We have seen how to actualize our intuitive understanding of planning by successive iterations of the forward-backward process. The purpose is to decide on what is likely to happen, what we want, what we must control or bring about, and how effective this control is likely to be in directing the likely future towards the desired future. This approach not only unfolds our understanding but provides logical dynamics to test for promising alternatives. This kind of understanding must precede action. Before we proceed to alter the world we live in, with the hope that we can change it for the better, we need a means to test the soundness of our approach.
The complexity of the environment is increasing so rapidly that the impetus to plan and replan to keep up with change must always be present. As any plan is used to make a change, it must soon after be revised to incorporate the full impact of the change it has brought about. There are several reasons why no plan can be so fully dynamic that all aspects of change can be anticipated in it.
One is that we always plan for a part of our world, and occurrences elsewhere tend to overtake the system being planned for; hence the plan must be periodically revised. Another is that not all impacts can be anticipated, particularly those of a synergistic nature, which give rise to completely new entities that cannot be fully characterized in advance. This is true both of concrete physical constructions and of relations among people or among ideas. The close association of a few ideas could lead to the emergence of a new idea that is radically different from its constituent parts. The plan must now be rethought to take into consideration the new developments and their impacts.
Revising a plan may involve the addition or deletion of factors or preferably it can be restructured ab initio to incorporate subtleties that have come to light which cannot be easily accommodated in the older framework. We propose that in the process of implementing the composite scenario the plan should be revised periodically in periods ranging from 3 to 5 years: 3 years to allow the effects of actions to have sufficient time to become noticeable; 5 years to prevent the system from becoming too resistant to change. The ideas in the plan should be constantly reviewed and changed or interpreted on a daily basis as a means of tactical revision. But the structure and recommendations of the strategic plan, once adopted, should not be questioned every day.

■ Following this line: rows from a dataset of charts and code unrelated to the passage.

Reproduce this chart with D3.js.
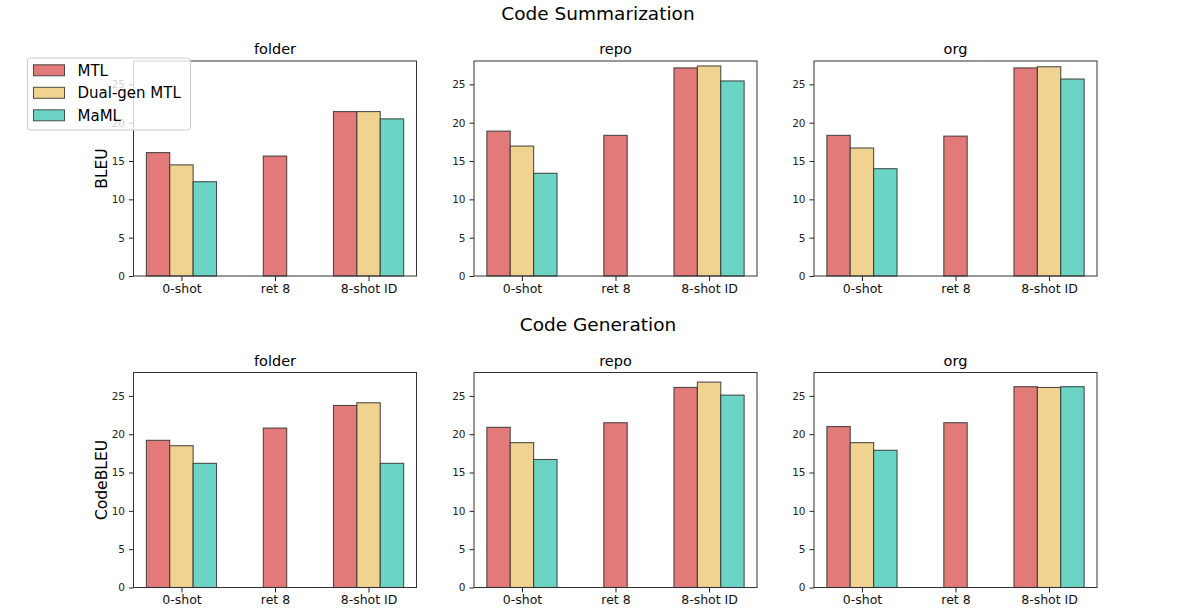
<!DOCTYPE html>
<html>
<head>
<meta charset="utf-8" />
<title>Code Summarization / Generation</title>
<script src="https://d3js.org/d3.v7.min.js"></script>
<style>
  body { margin: 0; background: #fff; }
  svg text { font-family: "DejaVu Sans", sans-serif; }
</style>
</head>
<body>
<script>
// data
var categories = ["0-shot", "ret 8", "8-shot ID"];
var series = ["MTL", "Dual-gen MTL", "MaML"];
var colors = ["#e17a79", "#f0d390", "#6bd4c5"];
var panels = ["folder", "repo", "org"];
var yTicks = [0, 5, 10, 15, 20, 25];

// [panel][series][category], null = no bar
var sumFolder = [[16.1, 15.65, 21.45], [14.5, null, 21.45], [12.3, null, 20.5]];
var sumRepo   = [[18.9, 18.35, 27.15], [16.95, null, 27.4], [13.4, null, 25.45]];
var sumOrg    = [[18.35, 18.25, 27.15], [16.7, null, 27.3], [14.0, null, 25.7]];
var genFolder = [[19.2, 20.8, 23.75], [18.5, null, 24.1], [16.2, null, 16.2]];
var genRepo   = [[20.9, 21.5, 26.1], [18.9, null, 26.8], [16.7, null, 25.1]];
var genOrg    = [[21.0, 21.5, 26.2], [18.9, null, 26.1], [17.9, null, 26.2]];

var W = 1196, H = 615;
var colX = [133.5, 474, 814], axW = 283, axH = 215;
var rows = [
  { title: "Code Summarization", titleY: 19.5, top: 61, ylabel: "BLEU", data: [sumFolder, sumRepo, sumOrg] },
  { title: "Code Generation", titleY: 330.5, top: 372.5, ylabel: "CodeBLEU", data: [genFolder, genRepo, genOrg] }
];

var svg = d3.select("body").append("svg")
  .attr("width", W).attr("height", H)
  .attr("viewBox", "0 0 " + W + " " + H);

var barW = 0.25;
// x in "category units" like matplotlib: bars span -0.375..2.375, plus 5% margins
var x = d3.scaleLinear().domain([-0.375 - 0.1375, 2.375 + 0.1375]).range([0, axW]);
var y = d3.scaleLinear().domain([0, 28.05]).range([axH, 0]);

rows.forEach(function(row) {
  svg.append("text")
    .attr("x", W / 2).attr("y", row.titleY)
    .attr("text-anchor", "middle")
    .style("font-size", "18.5px")
    .text(row.title);

  row.data.forEach(function(pd, pi) {
    var g = svg.append("g").attr("transform", "translate(" + colX[pi] + "," + row.top + ")");

    // bars
    pd.forEach(function(vals, si) {
      vals.forEach(function(v, ci) {
        if (v == null) return;
        // a category with one bar only gets it centred
        var present = pd.filter(function(s) { return s[ci] != null; }).length;
        var off = present == 1 ? 0 : (si - 1) * barW;
        var x0 = ci + off - barW / 2;
        g.append("rect")
          .attr("x", x(x0))
          .attr("y", y(v))
          .attr("width", x(x0 + barW) - x(x0))
          .attr("height", y(0) - y(v))
          .attr("fill", colors[si])
          .attr("stroke", "#333")
          .attr("stroke-opacity", 0.85)
          .attr("stroke-width", 1.1);
      });
    });

    // y axis
    var ya = g.append("g").call(d3.axisLeft(y).tickValues(yTicks).tickSize(4.5).tickPadding(4));
    ya.select(".domain").remove();
    ya.selectAll("text").style("font-size", "10.5px").attr("fill", "#222");
    ya.selectAll("line").attr("stroke", "#222");

    // x axis
    var xa = g.append("g").attr("transform", "translate(0," + axH + ")")
      .call(d3.axisBottom(x).tickValues([0, 1, 2]).tickFormat(function(d) { return categories[d]; }).tickSize(5).tickPadding(3));
    xa.select(".domain").remove();
    xa.selectAll("text").style("font-size", "12.5px").attr("fill", "#111");
    xa.selectAll("line").attr("stroke", "#222");

    // frame
    g.append("rect").attr("width", axW).attr("height", axH)
      .attr("fill", "none").attr("stroke", "#333").attr("stroke-width", 1);

    g.append("text")
      .attr("x", axW / 2).attr("y", -7)
      .attr("text-anchor", "middle")
      .style("font-size", "14.5px")
      .text(panels[pi]);

    if (pi == 0) {
      g.append("text")
        .attr("transform", "translate(-27," + (axH / 2) + ") rotate(-90)")
        .attr("text-anchor", "middle")
        .style("font-size", "15.5px")
        .text(row.ylabel);
    }
  });
});

// legend (top left, semi transparent like matplotlib)
var lg = svg.append("g").attr("transform", "translate(27.5,58)");
lg.append("rect").attr("width", 163).attr("height", 72).attr("rx", 3)
  .attr("fill", "#fff").attr("fill-opacity", 0.8)
  .attr("stroke", "#ccc").attr("stroke-width", 1);
series.forEach(function(s, i) {
  var cy = 12.3 + i * 22.5;
  lg.append("rect").attr("x", 6).attr("y", cy - 5.5).attr("width", 31).attr("height", 11)
    .attr("fill", colors[i]).attr("stroke", "#333").attr("stroke-opacity", 0.85);
  lg.append("text").attr("x", 50).attr("y", cy + 5.5)
    .style("font-size", "15px").text(s);
});
</script>
</body>
</html>
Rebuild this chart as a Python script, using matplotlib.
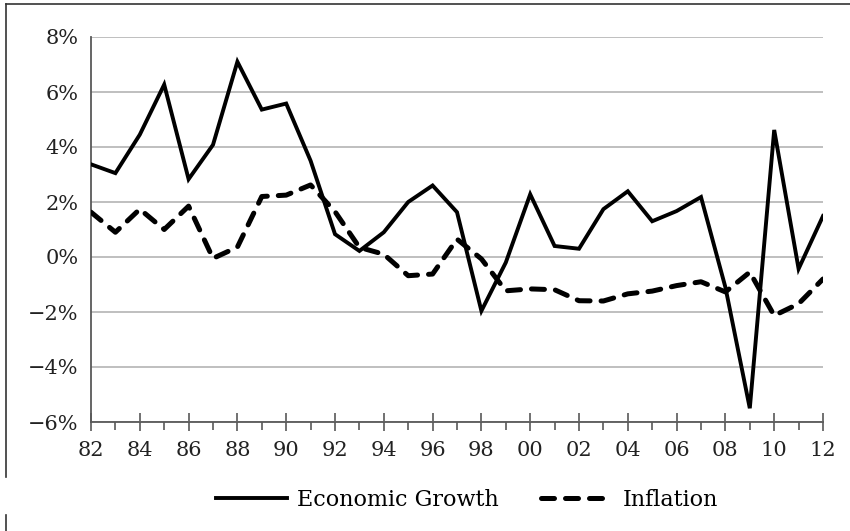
import matplotlib
matplotlib.use("Agg")
import matplotlib.pyplot as plt
from matplotlib.lines import Line2D
from matplotlib.ticker import MultipleLocator, FixedLocator

years = list(range(1982, 2013))
growth = [3.37, 3.05, 4.45, 6.27, 2.83, 4.08, 7.1, 5.36, 5.58, 3.5,
          0.83, 0.22, 0.9, 2.0, 2.6, 1.63, -1.96, -0.2, 2.28, 0.4,
          0.3, 1.74, 2.39, 1.3, 1.67, 2.18, -1.1, -5.5, 4.62, -0.43,
          1.49]
inflation = [1.63, 0.9, 1.74, 1.0, 1.85, -0.05, 0.36, 2.2, 2.25, 2.62,
             1.65, 0.35, 0.1, -0.68, -0.62, 0.65, -0.07, -1.23, -1.16, -1.19,
             -1.59, -1.6, -1.34, -1.24, -1.04, -0.9, -1.27, -0.55, -2.13, -1.7,
             -0.8]
major_years = list(range(1982, 2013, 2))
xtick_labels = [f"{y % 100:02d}" for y in major_years]
yticks = [-6, -4, -2, 0, 2, 4, 6, 8]
ytick_labels = [(f"\u2212{-v}%" if v < 0 else f"{v}%") for v in yticks]

plt.rcParams['font.family'] = ['DejaVu Serif']

fig = plt.figure(figsize=(8.5, 5.31), dpi=100)
ax = fig.add_axes([91/850, 1-422/531, (823-91)/850, (422-37)/531])

ax.plot(years, inflation, color='black', lw=3.6, linestyle=(0, (2.6, 2.2)),
        dash_capstyle='round', solid_joinstyle='round', label='Inflation', zorder=3)
ax.plot(years, growth, color='black', lw=2.8, solid_joinstyle='miter',
        label='Economic Growth', zorder=4)

ax.set_xlim(1982, 2012)
ax.set_ylim(-6, 8)
ax.set_yticks(yticks)
ax.set_yticklabels(ytick_labels)
ax.set_xticks(major_years)
ax.set_xticklabels(xtick_labels)
ax.xaxis.set_minor_locator(FixedLocator([y for y in years if y % 2 == 1]))

ax.grid(axis='y', color='#bfbfbf', lw=1.4)
ax.set_axisbelow(True)
for s in ['top', 'right']:
    ax.spines[s].set_visible(False)
for s in ['left', 'bottom']:
    ax.spines[s].set_color('#595959')
    ax.spines[s].set_linewidth(1.3)

ax.tick_params(axis='y', length=0, pad=9, labelsize=15, labelcolor='#222222')
ax.tick_params(axis='x', which='major', direction='inout', length=13, width=1.2,
               color='#595959', pad=7, labelsize=15, labelcolor='#222222')
ax.tick_params(axis='x', which='minor', direction='out', length=5.5, width=1.2,
               color='#595959')

handles, labels = ax.get_legend_handles_labels()
order = [1, 0]
fig.legend([handles[i] for i in order], [labels[i] for i in order],
           loc='center', bbox_to_anchor=(467/850, 1-500/531), ncol=2,
           frameon=False, fontsize=16, handlelength=3.2, handletextpad=0.45,
           columnspacing=1.9)

# outer frame remnants
fig.add_artist(Line2D([6/850, 1.0], [1-4/531, 1-4/531], color='#333333', lw=1.2))
fig.add_artist(Line2D([6/850, 6/850], [1-4/531, 1-477/531], color='#333333', lw=1.2))
fig.add_artist(Line2D([6/850, 6/850], [1-515/531, 0.0], color='#333333', lw=1.2))

fig.savefig("out.png", dpi=100)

The systems approach requires that a plan be approached as an organic whole, not in pieces. Thus major revisions must encompass the entire plan and not simply relate to some parts, leaving out others. This necessitates that not only the components of the plan but their interactions be studied and synthesized, that applications in one part be thought of in terms of their effect on the organization with regard to its structure and its function. Planning is more effective when practiced as an integrated whole.